**GOAL**
From the very first line of the data to the line containing "const yTicks = [0,20,40,60,80,100,120];", retype everything exactly, leaving the pictures behind.

####################

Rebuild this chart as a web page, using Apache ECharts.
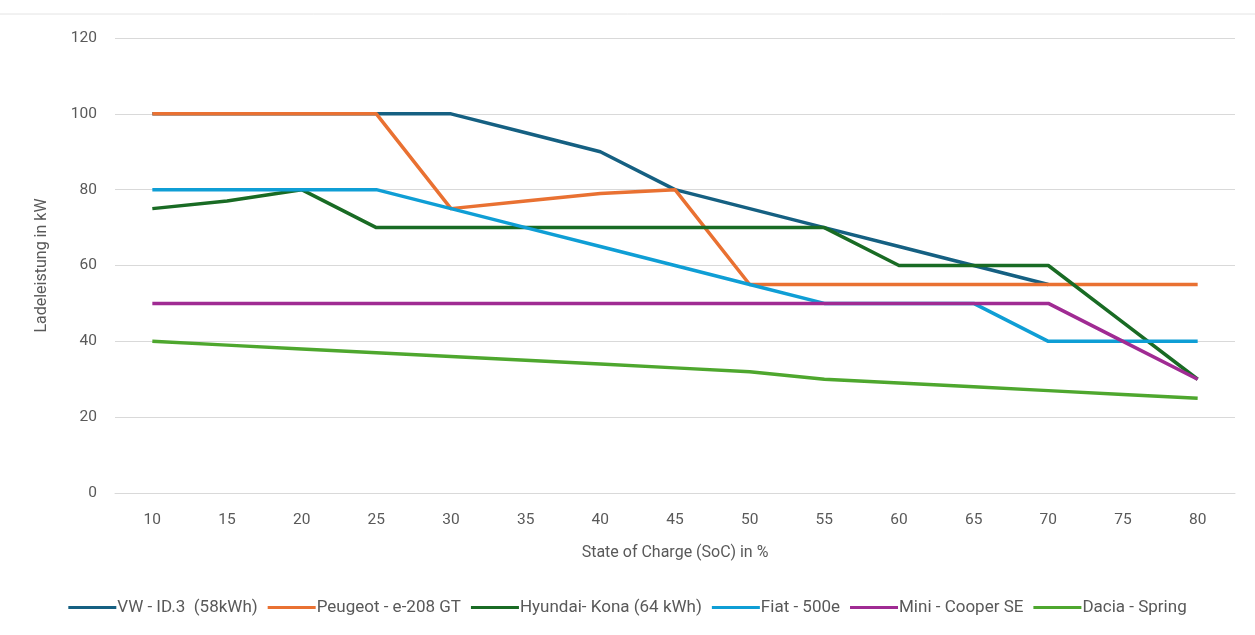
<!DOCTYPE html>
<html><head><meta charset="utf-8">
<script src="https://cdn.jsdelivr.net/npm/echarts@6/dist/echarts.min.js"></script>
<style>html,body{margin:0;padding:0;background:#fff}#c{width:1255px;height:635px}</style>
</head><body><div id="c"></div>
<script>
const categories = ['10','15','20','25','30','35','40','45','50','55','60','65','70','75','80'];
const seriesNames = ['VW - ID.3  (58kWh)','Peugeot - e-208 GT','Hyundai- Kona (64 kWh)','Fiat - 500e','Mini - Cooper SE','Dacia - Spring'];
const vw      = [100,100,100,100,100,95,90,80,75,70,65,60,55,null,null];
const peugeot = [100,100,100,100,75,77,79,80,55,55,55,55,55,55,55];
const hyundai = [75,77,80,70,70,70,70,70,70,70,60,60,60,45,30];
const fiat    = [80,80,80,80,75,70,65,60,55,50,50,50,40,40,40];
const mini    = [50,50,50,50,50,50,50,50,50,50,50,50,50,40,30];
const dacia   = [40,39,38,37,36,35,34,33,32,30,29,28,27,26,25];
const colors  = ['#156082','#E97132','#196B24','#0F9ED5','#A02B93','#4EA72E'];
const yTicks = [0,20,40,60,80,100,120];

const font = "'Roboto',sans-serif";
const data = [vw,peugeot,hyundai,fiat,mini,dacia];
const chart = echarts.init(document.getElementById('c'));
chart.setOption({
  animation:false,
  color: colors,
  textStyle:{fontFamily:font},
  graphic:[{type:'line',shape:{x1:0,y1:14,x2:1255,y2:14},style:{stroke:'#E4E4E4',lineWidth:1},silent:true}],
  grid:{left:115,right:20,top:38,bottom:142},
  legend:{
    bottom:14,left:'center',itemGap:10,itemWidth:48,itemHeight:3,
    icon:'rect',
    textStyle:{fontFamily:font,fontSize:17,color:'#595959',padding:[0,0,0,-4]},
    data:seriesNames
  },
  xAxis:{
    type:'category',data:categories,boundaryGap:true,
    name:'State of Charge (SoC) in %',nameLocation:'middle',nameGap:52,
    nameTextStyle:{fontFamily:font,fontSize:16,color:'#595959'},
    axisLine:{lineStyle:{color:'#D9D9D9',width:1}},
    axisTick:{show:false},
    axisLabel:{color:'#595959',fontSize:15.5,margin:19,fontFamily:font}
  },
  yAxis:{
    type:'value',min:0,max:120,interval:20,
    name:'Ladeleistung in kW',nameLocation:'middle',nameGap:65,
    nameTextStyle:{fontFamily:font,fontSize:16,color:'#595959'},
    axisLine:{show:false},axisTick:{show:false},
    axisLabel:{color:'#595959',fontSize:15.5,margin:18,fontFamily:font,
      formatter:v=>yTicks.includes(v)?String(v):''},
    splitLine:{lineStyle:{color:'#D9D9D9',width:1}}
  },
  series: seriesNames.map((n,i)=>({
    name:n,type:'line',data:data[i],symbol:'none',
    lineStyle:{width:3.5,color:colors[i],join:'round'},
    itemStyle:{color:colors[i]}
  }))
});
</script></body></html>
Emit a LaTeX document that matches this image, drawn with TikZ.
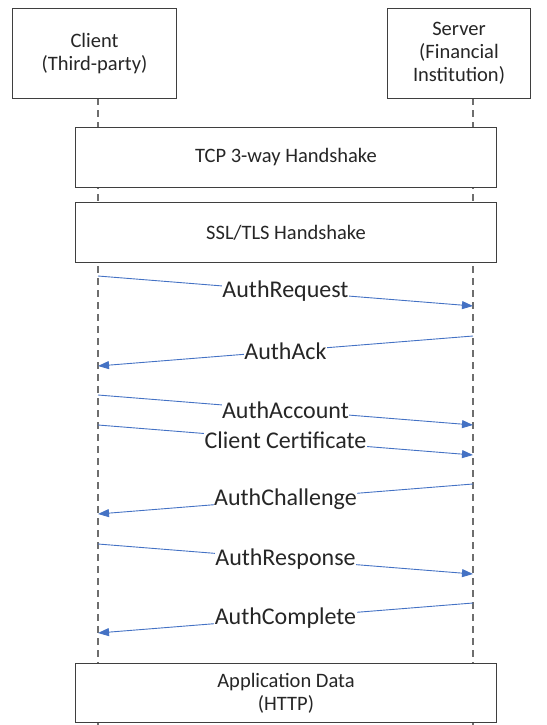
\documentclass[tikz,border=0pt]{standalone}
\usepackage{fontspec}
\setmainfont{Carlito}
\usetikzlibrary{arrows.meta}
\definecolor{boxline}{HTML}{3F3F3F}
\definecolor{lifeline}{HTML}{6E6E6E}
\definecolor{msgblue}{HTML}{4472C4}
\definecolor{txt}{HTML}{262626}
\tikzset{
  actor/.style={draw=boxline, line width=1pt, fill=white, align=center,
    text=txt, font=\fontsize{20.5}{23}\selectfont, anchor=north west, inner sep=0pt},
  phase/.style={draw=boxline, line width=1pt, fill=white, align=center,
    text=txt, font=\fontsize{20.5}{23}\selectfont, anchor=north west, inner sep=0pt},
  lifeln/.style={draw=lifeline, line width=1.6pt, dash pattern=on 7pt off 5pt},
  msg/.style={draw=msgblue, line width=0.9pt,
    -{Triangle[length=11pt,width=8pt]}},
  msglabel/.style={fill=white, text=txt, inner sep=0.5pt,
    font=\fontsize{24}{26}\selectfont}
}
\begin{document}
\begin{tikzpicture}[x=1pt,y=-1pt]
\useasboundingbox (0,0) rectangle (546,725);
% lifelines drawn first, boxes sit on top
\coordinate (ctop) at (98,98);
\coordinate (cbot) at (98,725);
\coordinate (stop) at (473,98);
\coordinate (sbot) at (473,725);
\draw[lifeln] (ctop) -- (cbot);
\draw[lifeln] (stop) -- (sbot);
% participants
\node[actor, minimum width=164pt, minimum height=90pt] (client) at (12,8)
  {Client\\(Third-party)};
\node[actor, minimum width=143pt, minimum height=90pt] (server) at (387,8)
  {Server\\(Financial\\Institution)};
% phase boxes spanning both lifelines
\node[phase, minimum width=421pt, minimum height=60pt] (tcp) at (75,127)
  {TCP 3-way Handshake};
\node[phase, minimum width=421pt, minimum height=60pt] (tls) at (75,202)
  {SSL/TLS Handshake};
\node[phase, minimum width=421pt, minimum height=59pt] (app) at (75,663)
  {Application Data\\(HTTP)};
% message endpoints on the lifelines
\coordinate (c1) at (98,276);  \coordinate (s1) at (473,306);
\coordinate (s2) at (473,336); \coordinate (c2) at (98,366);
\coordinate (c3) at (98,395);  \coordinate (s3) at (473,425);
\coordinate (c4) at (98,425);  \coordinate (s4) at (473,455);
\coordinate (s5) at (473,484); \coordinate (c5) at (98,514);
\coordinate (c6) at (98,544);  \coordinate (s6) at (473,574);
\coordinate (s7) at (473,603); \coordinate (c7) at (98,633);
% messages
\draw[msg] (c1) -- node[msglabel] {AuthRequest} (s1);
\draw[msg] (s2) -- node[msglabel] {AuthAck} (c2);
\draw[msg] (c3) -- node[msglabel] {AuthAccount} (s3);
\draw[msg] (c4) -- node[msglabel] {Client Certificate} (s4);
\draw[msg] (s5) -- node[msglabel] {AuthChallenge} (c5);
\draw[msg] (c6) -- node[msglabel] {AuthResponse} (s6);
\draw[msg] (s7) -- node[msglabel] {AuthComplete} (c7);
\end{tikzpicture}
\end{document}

####################

**FINISHED TASK**
Rebuild this chart as a web page, using Apache ECharts.
<!DOCTYPE html>
<html><head><meta charset="utf-8">
<script src="https://cdn.jsdelivr.net/npm/echarts@6/dist/echarts.min.js"></script>
<style>html,body{margin:0;padding:0;background:#fff}#c{width:1255px;height:635px}</style>
</head><body><div id="c"></div>
<script>
const categories = ['10','15','20','25','30','35','40','45','50','55','60','65','70','75','80'];
const seriesNames = ['VW - ID.3  (58kWh)','Peugeot - e-208 GT','Hyundai- Kona (64 kWh)','Fiat - 500e','Mini - Cooper SE','Dacia - Spring'];
const vw      = [100,100,100,100,100,95,90,80,75,70,65,60,55,null,null];
const peugeot = [100,100,100,100,75,77,79,80,55,55,55,55,55,55,55];
const hyundai = [75,77,80,70,70,70,70,70,70,70,60,60,60,45,30];
const fiat    = [80,80,80,80,75,70,65,60,55,50,50,50,40,40,40];
const mini    = [50,50,50,50,50,50,50,50,50,50,50,50,50,40,30];
const dacia   = [40,39,38,37,36,35,34,33,32,30,29,28,27,26,25];
const colors  = ['#156082','#E97132','#196B24','#0F9ED5','#A02B93','#4EA72E'];
const yTicks = [0,20,40,60,80,100,120];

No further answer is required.